I suggest you take them to a police station. you will get a lot more joy out of them. however you should start your letter like this:

Commonwealth of Australia
STATUTORY DECLARATION
Statutory Declarations Act 1959

and finish with:

I understand that a person who intentionally makes a false statement in a statutory
declaration is guilty of an offence under section 11 of the Statutory Declarations Act
1959, and I believe that the statements in this declaration are true in every particular.

__________________________________________

Signature

Your Name & Surname

of Yours Address

Declared at___________________________ on____________________of 2011

Before me__________________________________

Signature of person before whom the declaration is made

____________________________________________________________________________________________________

Full name, qualification and address of person before whom the declaration is made (in printed letters)

Note 1 A person who intentionally makes a false statement in a statutory declaration is guilty of an offence, the punishment for which is imprisonment for a term of 4 years — see section 11 of the Statutory Declarations Act 1959.

Note 2 Chapter 2 of the Criminal Code applies to all offences against the Statutory
Declarations Act 1959 — see section 5A of the Statutory Declarations Act 1959.


-- I used this for mine... 

Other hints is dont use the word "dating" example: we started dating on this date... use we started our defacto relationship on this date...


----------



## fstop (Jan 4, 2012)

What about for an offshore application? Should our statements be in the format of an Australian Statutory declaration with a similiar witness here, or should we just simply follow the statements with our signatures and the signature and details of the witness?


----------



## IMkddj (Nov 14, 2011)

fstop said:


> What about for an offshore application? Should our statements be in the format of an Australian Statutory declaration with a similiar witness here, or should we just simply follow the statements with our signatures and the signature and details of the witness?


Hello fstop,
yes you should also use the same format. I applied an offshore pmv before, and I used the same format.

Cheers,
IMkddj


----------



## miniature.moose (Jul 22, 2011)

Hi fstop,

my partner and I applied offshore and I made up our own template (see below) because the statutory declaration isn't valid anyway if it's authorised by a non-citizen. It didn't seem to matter much because when we took it to a notary in Germany (who charged a lot for this stuff), he completely ignored the template and attached his own statement and signature ALL IN GERMAN. It wasn't very helpful but we haven't heard anything from Berlin about it...maybe it's ok because they can all speak German, I don't know. Anyway, my point is that if it's offshore it won't really be a statutory declaration unless it is witnessed by an appropriate Australian official but that doesn't seem to matter so much for offshore applications by the looks of things.

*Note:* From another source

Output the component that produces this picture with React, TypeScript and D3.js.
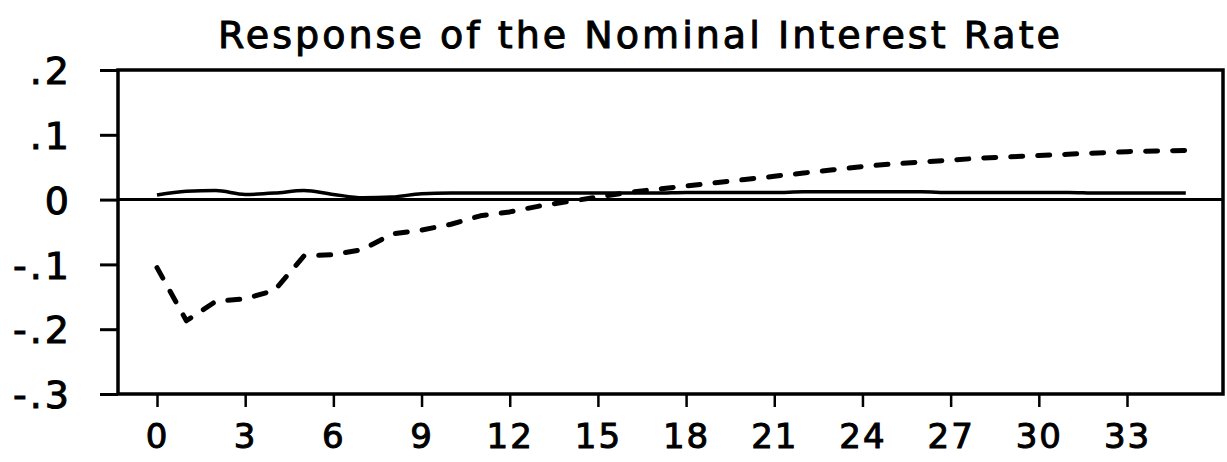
import React, { useEffect, useRef } from 'react';
import * as d3 from 'd3';

// Quarters after the shock
const periods: number[] = [
  0, 1, 2, 3, 4, 5, 6, 7, 8, 9, 10, 11, 12, 13, 14, 15, 16, 17,
  18, 19, 20, 21, 22, 23, 24, 25, 26, 27, 28, 29, 30, 31, 32, 33, 34, 35,
];

// Solid line (small positive response)
const solidValues: number[] = [
  0.007, 0.013, 0.014, 0.008, 0.010, 0.014, 0.008, 0.003, 0.004, 0.009,
  0.010, 0.010, 0.010, 0.010, 0.010, 0.010, 0.010, 0.010, 0.011, 0.011,
  0.011, 0.011, 0.012, 0.012, 0.012, 0.012, 0.012, 0.011, 0.011, 0.011,
  0.011, 0.011, 0.010, 0.010, 0.010, 0.010,
];

// Dashed line
const dashedValues: number[] = [
  -0.105, -0.187, -0.157, -0.153, -0.140, -0.087, -0.085, -0.077, -0.053, -0.047,
  -0.038, -0.025, -0.019, -0.010, -0.003, 0.004, 0.011, 0.016, 0.021, 0.026,
  0.031, 0.036, 0.041, 0.046, 0.051, 0.055, 0.058, 0.061, 0.064, 0.066,
  0.068, 0.070, 0.072, 0.074, 0.075, 0.076,
];

const xTicks: number[] = [0, 3, 6, 9, 12, 15, 18, 21, 24, 27, 30, 33];
const yTicks: number[] = [0.2, 0.1, 0, -0.1, -0.2, -0.3];
const yTickLabels: string[] = ['.2', '.1', '0', '-.1', '-.2', '-.3'];

const title = 'Response of the Nominal Interest Rate';

const App = () => {
  const svgRef = useRef<SVGSVGElement>(null);

  useEffect(() => {
    const width = 1227;
    const height = 462;
    // frame of the plot
    const left = 118;
    const right = 1223;
    const top = 70;
    const bottom = 394;
    const font = "'DejaVu Sans', sans-serif";

    const svg = d3.select(svgRef.current)
      .attr('width', width)
      .attr('height', height);
    svg.selectAll('*').remove();

    const xScale = d3.scaleLinear().domain([0, 33]).range([157, 1127]);
    const yScale = d3.scaleLinear().domain([-0.3, 0.2]).range([bottom, top]);

    const solid = periods.map((p, i) => ({ p, v: solidValues[i] }));
    const dashed = periods.map((p, i) => ({ p, v: dashedValues[i] }));

    // Title
    svg.append('text')
      .attr('x', 218)
      .attr('y', 48)
      .attr('font-family', font)
      .attr('font-size', 38)
      .attr('textLength', 842)
      .attr('lengthAdjust', 'spacing')
      .attr('fill', '#000')
      .attr('stroke', '#000')
      .attr('stroke-width', 1)
      .text(title);

    // Y axis (ticks point outward, labels on the left)
    const yAxis = svg.append('g')
      .attr('transform', `translate(${left},0)`)
      .call(
        d3.axisLeft(yScale)
          .tickValues(yTicks)
          .tickSize(18)
          .tickPadding(28)
          .tickFormat((d, i) => yTickLabels[i])
      );
    yAxis.select('.domain').remove();
    yAxis.selectAll('line').attr('stroke', '#000').attr('stroke-width', 3);
    yAxis.selectAll('text')
      .attr('font-family', font)
      .attr('font-size', 38)
      .attr('dy', '0.36em')
      .attr('letter-spacing', 3)
      .attr('fill', '#000')
      .attr('stroke', '#000')
      .attr('stroke-width', 1);

    // X axis
    const xAxis = svg.append('g')
      .attr('transform', `translate(0,${bottom})`)
      .call(
        d3.axisBottom(xScale)
          .tickValues(xTicks)
          .tickSize(13)
          .tickPadding(17)
          .tickFormat(d => String(d))
      );
    xAxis.select('.domain').remove();
    xAxis.selectAll('line').attr('stroke', '#000').attr('stroke-width', 2.5);
    xAxis.selectAll('text')
      .attr('font-family', font)
      .attr('font-size', 34)
      .attr('letter-spacing', 2)
      .attr('fill', '#000')
      .attr('stroke', '#000')
      .attr('stroke-width', 1);

    // Frame
    svg.append('rect')
      .attr('x', left)
      .attr('y', top)
      .attr('width', right - left)
      .attr('height', bottom - top)
      .attr('fill', 'none')
      .attr('stroke', '#000')
      .attr('stroke-width', 3.5);

    // Zero line
    svg.append('line')
      .attr('x1', left)
      .attr('x2', right)
      .attr('y1', yScale(0))
      .attr('y2', yScale(0))
      .attr('stroke', '#000')
      .attr('stroke-width', 3);

    const line = d3.line<{ p: number; v: number }>()
      .x(d => xScale(d.p))
      .y(d => yScale(d.v));

    svg.append('path')
      .datum(solid)
      .attr('fill', 'none')
      .attr('stroke', '#000')
      .attr('stroke-width', 3.5)
      .attr('stroke-linejoin', 'round')
      .attr('d', d3.line<{ p: number; v: number }>()
        .x(d => xScale(d.p))
        .y(d => yScale(d.v))
        .curve(d3.curveMonotoneX));

    svg.append('path')
      .datum(dashed)
      .attr('fill', 'none')
      .attr('stroke', '#000')
      .attr('stroke-width', 5)
      .attr('stroke-linecap', 'round')
      .attr('stroke-linejoin', 'round')
      .attr('stroke-dasharray', '12,15')
      .attr('d', line);
  }, []);

  return (
    <svg ref={svgRef} style={{ position: 'absolute', left: 0, top: 0, background: '#fff' }}></svg>
  );
};

export default App;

I, (Applicant's Name), of (Address) do solemnly and sincerely declare that the information provided above is a true and accurate account of the ongoing commitment between (Sponsor's Name) and myself. 



Signed: _________________________
Signature of person making declaration 


I, (Sponsor's Name), of (Address) do solemnly and sincerely declare that the information provided above is a true and accurate account of the ongoing commitment between (Applicant's Name) and myself. 



Signed: _________________________
Signature of person making declaration 


Declared at……………………………………………………………
(Suburb)


On the…………………………………day of………………………….2011


In the presence of,



Signature of person before whom this declaration is made 



Details of person before whom the declaration is made:


Full Name:	_________________________________________

Occupation or Qualification: ___________________________________


Contact Address: ________________________________

________________________________

_____________Postcode_____________


----------



## IMkddj (Nov 14, 2011)

IMkddj said:


> Hello fstop,
> yes you should also use the same format. I applied an offshore pmv before, and I used the same format.
> 
> Cheers,
> IMkddj


Be sure as well that the witness on your stat Dec is authorised in your country. Authorized witness differs from country to country.


----------



## fstop (Jan 4, 2012)

Great, thank you for the advice!


----------